The last quarter of "James Dean, the Mutant King: A Biography" is a complete disaster. Whatever good David Dalton provided in the book is wiped away clean with his choice of closing his James Dean biography with over 30 pages of excruciatingly dull ramblings and quotations involving the cult of James Dean that lives on past his death. The author gets so lost with his fascination of the James Dean fan clubs and cults and merchandising that he seemed to have forgotten what his book was about. Proving the point, the author makes sure to include a detailed James Dean "Discography" in the closing pages...a full list of all film soundtrack released as well as tribute songs made to James Dean after his death. Um...WHAT?

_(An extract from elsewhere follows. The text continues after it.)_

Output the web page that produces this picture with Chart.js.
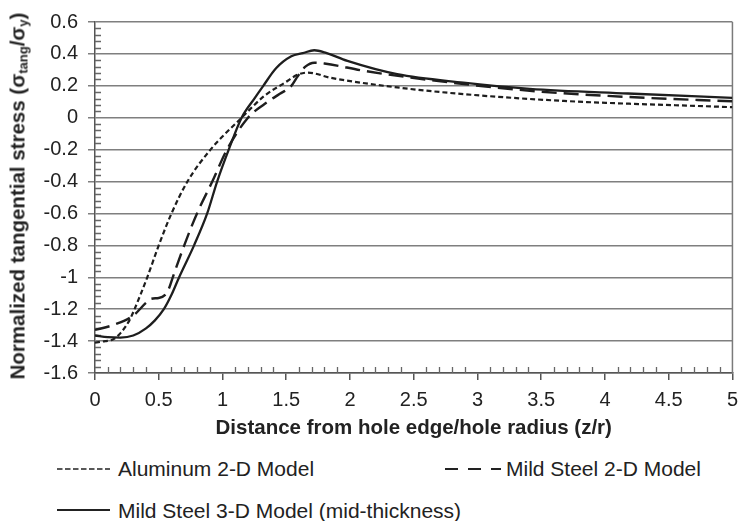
<!DOCTYPE html>
<html>
<head>
<meta charset="utf-8">
<script src="https://cdn.jsdelivr.net/npm/chart.js@4.4.0/dist/chart.umd.min.js"></script>
<style>
  body { margin: 0; background: #fff; }
  #wrap { position: relative; width: 746px; height: 521px; font-family: "Liberation Sans", Arial, sans-serif; color: #222; }
  #stress { position: absolute; left: 0; top: 0; }
  .ytitle { position: absolute; left: 18px; top: 196px; transform: translate(-50%, -50%) rotate(-90deg);
            white-space: nowrap; font-weight: bold; font-size: 20.5px; }
  .ytitle sub { font-size: 13px; vertical-align: -3px; }
  .leg { position: absolute; font-size: 21px; line-height: 24px; white-space: nowrap; }
  .sample { position: absolute; }
</style>
</head>
<body>
<div id="wrap">
  <canvas id="stress" width="746" height="445"></canvas>
  <div class="ytitle">Normalized tangential stress (σ<sub>tang</sub>/σ<sub>y</sub>)</div>

  <svg class="sample" style="left:57px;top:459px" width="54" height="20">
    <line x1="0" y1="10" x2="53" y2="10" stroke="#222" stroke-width="1.6" stroke-dasharray="5.5 2.5"/>
  </svg>
  <div class="leg" style="left:118px;top:457px">Aluminum 2-D Model</div>

  <svg class="sample" style="left:445px;top:459px" width="57" height="20">
    <line x1="0" y1="10" x2="56" y2="10" stroke="#222" stroke-width="1.8" stroke-dasharray="13 10"/>
  </svg>
  <div class="leg" style="left:506px;top:457px">Mild Steel 2-D Model</div>

  <svg class="sample" style="left:57px;top:500px" width="54" height="20">
    <line x1="0" y1="10" x2="53" y2="10" stroke="#222" stroke-width="1.8"/>
  </svg>
  <div class="leg" style="left:118px;top:499px">Mild Steel 3-D Model (mid-thickness)</div>
</div>

<script>
// distance from hole edge / hole radius
const alumX = [0, 0.08, 0.14, 0.2, 0.27, 0.31, 0.41, 0.5, 0.6, 0.725, 0.906, 1.15, 1.33, 1.49, 1.59, 1.67, 1.85, 2.37, 2.89, 3.66, 5.0];
const alumY = [-1.41, -1.40, -1.39, -1.35, -1.27, -1.2, -1.0, -0.8, -0.6, -0.4, -0.2, 0, 0.138, 0.22, 0.27, 0.283, 0.25, 0.19, 0.148, 0.106, 0.066];

const steel2X = [0, 0.14, 0.3, 0.4, 0.44, 0.5, 0.55, 0.58, 0.61, 0.70, 0.80, 0.92, 1.035, 1.2, 1.33, 1.45, 1.54, 1.59, 1.65, 1.72, 1.8, 2.11, 2.63, 3.41, 4.18, 5.0];
const steel2Y = [-1.33, -1.30, -1.24, -1.16, -1.135, -1.13, -1.11, -1.07, -1.0, -0.8, -0.6, -0.4, -0.2, 0, 0.086, 0.15, 0.2, 0.26, 0.32, 0.345, 0.34, 0.294, 0.236, 0.169, 0.13, 0.103];

const steel3X = [0, 0.1, 0.2, 0.3, 0.4, 0.47, 0.54, 0.6, 0.66, 0.777, 0.88, 0.958, 1.049, 1.15, 1.25, 1.32, 1.42, 1.54, 1.63, 1.72, 1.8, 1.98, 2.37, 2.89, 3.41, 4.18, 5.0];
const steel3Y = [-1.365, -1.375, -1.378, -1.365, -1.32, -1.27, -1.2, -1.11, -1.0, -0.8, -0.6, -0.4, -0.2, 0, 0.12, 0.2, 0.31, 0.385, 0.405, 0.423, 0.41, 0.356, 0.273, 0.22, 0.181, 0.152, 0.125];

const xTickValues = [0, 0.5, 1, 1.5, 2, 2.5, 3, 3.5, 4, 4.5, 5];
const yTickValues = [-1.6, -1.4, -1.2, -1, -0.8, -0.6, -0.4, -0.2, 0, 0.2, 0.4, 0.6];

const toPoints = (xs, ys) => xs.map((x, i) => ({ x: x, y: ys[i] }));
const fmt = v => String(Math.round(v * 10) / 10);

// minor ticks (inside) and the right-hand frame line
const minorTicks = {
  id: 'minorTicks',
  beforeDatasetsDraw(chart) {
    const { ctx, chartArea: a, scales } = chart;
    ctx.save();
    ctx.strokeStyle = '#666';
    ctx.lineWidth = 1.3;
    ctx.beginPath();
    for (let i = 1; i < 55; i++) {
      if (i % 5 === 0) continue;
      const py = Math.round(scales.y.getPixelForValue(-1.6 + i * 0.04)) + 0.5;
      ctx.moveTo(a.left, py);
      ctx.lineTo(a.left + 6, py);
    }
    for (let i = 1; i < 50; i++) {
      if (i % 5 === 0) continue;
      const px = Math.round(scales.x.getPixelForValue(i / 10)) + 0.5;
      ctx.moveTo(px, a.bottom);
      ctx.lineTo(px, a.bottom - 6);
    }
    ctx.stroke();
    ctx.strokeStyle = '#7a7a7a';
    ctx.lineWidth = 1.5;
    ctx.beginPath();
    ctx.moveTo(a.right, a.top);
    ctx.lineTo(a.right, a.bottom);
    ctx.stroke();
    ctx.restore();
  }
};

const tickFont = { family: '"Liberation Sans", Arial, sans-serif', size: 20 };

new Chart(document.getElementById('stress'), {
  type: 'line',
  data: {
    datasets: [
      { label: 'Aluminum 2-D Model', data: toPoints(alumX, alumY),
        borderColor: '#1e1e1e', borderWidth: 2.2, borderDash: [5, 3] },
      { label: 'Mild Steel 2-D Model', data: toPoints(steel2X, steel2Y),
        borderColor: '#1e1e1e', borderWidth: 2.4, borderDash: [15, 7] },
      { label: 'Mild Steel 3-D Model (mid-thickness)', data: toPoints(steel3X, steel3Y),
        borderColor: '#1e1e1e', borderWidth: 2.3 }
    ]
  },
  options: {
    responsive: false,
    animation: false,
    devicePixelRatio: 1,
    layout: { padding: { top: 21, right: 7, left: 0, bottom: 0 } },
    elements: {
      point: { radius: 0 },
      line: { cubicInterpolationMode: 'monotone', fill: false }
    },
    plugins: { legend: { display: false }, tooltip: { enabled: false } },
    scales: {
      x: {
        type: 'linear', min: 0, max: 5,
        afterBuildTicks: s => { s.ticks = xTickValues.map(v => ({ value: v })); },
        afterFit: s => { s.height = 72; },
        border: { color: '#555', width: 1.5 },
        grid: { drawOnChartArea: false, drawTicks: true, tickLength: 7, color: '#555', lineWidth: 1.5 },
        ticks: { font: tickFont, color: '#222', padding: 8, maxRotation: 0, callback: fmt },
        title: { display: true, text: 'Distance from hole edge/hole radius (z/r)', color: '#222',
                 font: { family: '"Liberation Sans", Arial, sans-serif', size: 20.5, weight: 'bold' } }
      },
      y: {
        type: 'linear', min: -1.6, max: 0.6,
        afterBuildTicks: s => { s.ticks = yTickValues.map(v => ({ value: v })); },
        afterFit: s => { s.width = 95; },
        border: { color: '#555', width: 1.5 },
        grid: { color: '#7f7f7f', lineWidth: 1.5, tickLength: 7 },
        ticks: { font: tickFont, color: '#222', padding: 10, callback: fmt }
      }
    }
  },
  plugins: [minorTicks]
});
</script>
</body>
</html>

Worse, there are the errors. Nothing gets my cow more than a non-fiction book that is sloppily written, edited and fact-checked. The mistakes in "James Dean, the Mutant King: A Biography" are sometimes forgivable, sometimes glaring. Stunt driver Bill Hickman befriended James Dean while working on GIANT as a dialect coach? Nope. Did not happen. James Dean actually meeting his hero Montgomery Clift? When? Because there is zero evidence of such. How bout James Dean liking Elvis Presley's music...in 1955?? How bout some fact-checking people?! David Dalton casually throws out these random false tidbits as if he knew what he was talking about it, which he clearly did not. Makes me question the whole book's validity.
"James Dean, the Mutant King: A Biography" shows that in the end, and despite good intentions, a biographer can lose his (or her) way in an attempt to reach far and wide in order to fully understand their subject matter to the fullest extent. What WAS good in David Dalton's writing worked wonders, yet what was bad and unforgivable were the author's hubris and insanity, which drove the book in too many distant directions and too often inspired me to leap out of a moving car and do something else with my time.